ChatKBQA
ChatKBQA copied to clipboard
Inference Performance Issue
Hello!! Firstly, thank you for sharing your work. I greatly appreciate it. While running your code, I encountered some issues during the inference stage. Specifically, when I ran the following command:
The result was as follows:
Namespace(data_file_name='Reading/LLaMA2-7b/WebQSP_Freebase_NQ_lora_epoch100/evaluation_beam/generated_predictions.jsonl')
Loading data from: Reading/LLaMA2-7b/WebQSP_Freebase_NQ_lora_epoch100/evaluation_beam/generated_predictions.jsonl
Dataset len: 1639
Start predicting
total:1639,
ex_cnt:0,
ex_rate:0.0,
real_ex_rate:0.0,
contains_ex_cnt:0,
contains_ex_rate:0.0
real_contains_ex_rate:0.0
As you can see, the evaluation result is all zeros. Furthermore, in the next step, after running the command CUDA_VISIBLE_DEVICES=0 python -u eval_final.py --dataset WebQSP --pred_file Reading/LLaMA2-7b/WebQSP_Freebase_NQ_lora_epoch100/evaluation_beam/beam_test_top_k_predictions.json, the result was as follows:
The problem WebQTest-2025 is not in the prediction set
Continue to evaluate the other entries
The problem WebQTest-2027 is not in the prediction set
Continue to evaluate the other entries
The problem WebQTest-2028 is not in the prediction set
Continue to evaluate the other entries
The problem WebQTest-2029 is not in the prediction set
Continue to evaluate the other entries
The problem WebQTest-2030 is not in the prediction set
Continue to evaluate the other entries
The problem WebQTest-2031 is not in the prediction set
Continue to evaluate the other entries
Number of questions: 1639
Average precision over questions: 0.000
Average recall over questions: 0.002
Average f1 over questions (accuracy): 0.000
0.001830628431970714
F1 of average recall and average precision: 0.000
True accuracy (ratio of questions answered exactly correctly): 0.000
Hits@1 over questions: 0.002
I don't know what the cause is. Could you suggest a solution?
Hi, have you solved it?
Hi @ZepengDu.
I solved the issue with the Virtuoso service. When running the command python3 virtuoso.py start 3001 -d virtuoso_db, the Virtuoso service starts and remains active during training. There's no need to use the stop command (python3 virtuoso.py stop 3001) subsequently. Simply running the start command is sufficient to keep the service operational.
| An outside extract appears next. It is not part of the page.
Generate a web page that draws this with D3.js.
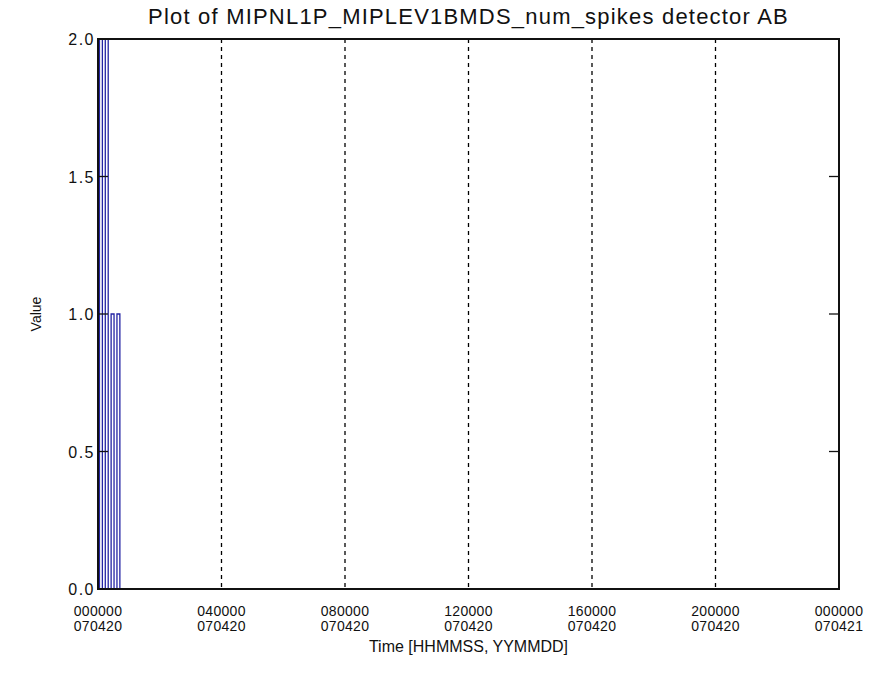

The problem was that i used the both commend for starting and stopping Virtuoso service for me.
Did you use a stop command to shut down the service during testing? However, in my testing, the service has always been running; I did not use a stop command. Strangely, I was able to get results successfully on the first attempt, but it didn't work on subsequent tries.
@ZepengDu
No, I stopped the service before training, so it seems that the training did not proceed properly due to the service being shut down. However, if the service was previously installed and executed even once, the database remains stored on the server. This means that even if the service is shut down, access to the database is still possible.
When the inference was incorrect, I received results (logical form) similar to what you showed me in the picture.
I still don't quite understand. Do you mean that the service should remain active during the training period, and it should not be stopped until the inference is completed? Is this the solution?
Yes, that's correct.
Sure, thank you! I am currently trying it out.
Hi, @meaningful96 . I followed your method by first starting the Virtuoso database, then proceeding with training and inference, but I found that the aforementioned issues still persist.
Hi @meaningful96, it looks like you’ve resolved this issue. Were you able to reproduce the results afterward? In my case, the results weren’t reproducible (as I have issued). Thank you for your response!
@ZepengDu,
Sorry for late replying. To be honest, I don’t know the exact reason, but after rebooting the server and rebuilding the virtual environment, I succeeded in reproducing the results.
As a hypothesis, it seems that the training process was not conducted properly even with the Virtuoso service running. There might have been issues with processing the training data or connectivity problems between the database and the model.
@Leesangoh
Hi, I successfully reproduced the results. However, the performance differed slightly from the values reported in the paper. Without using entity linking annotation, the paper's performance on WebQSP was reported as Hits@1 = 83.2 and F1 = 79.8. In my experiments, both metrics were approximately 3.0 points lower, resulting in Hits@1 = 80.1 and F1 = 76.5.
Thank you for your reply! I think I found the issue
@meaningful96 Hi, I have successfully solved the problem, is the indicator of your reproduction basically down by 3 percentage points?
@ZepengDu Hi,
Yeah, all of the metrics are at least 3 percentage points lower when I experimented.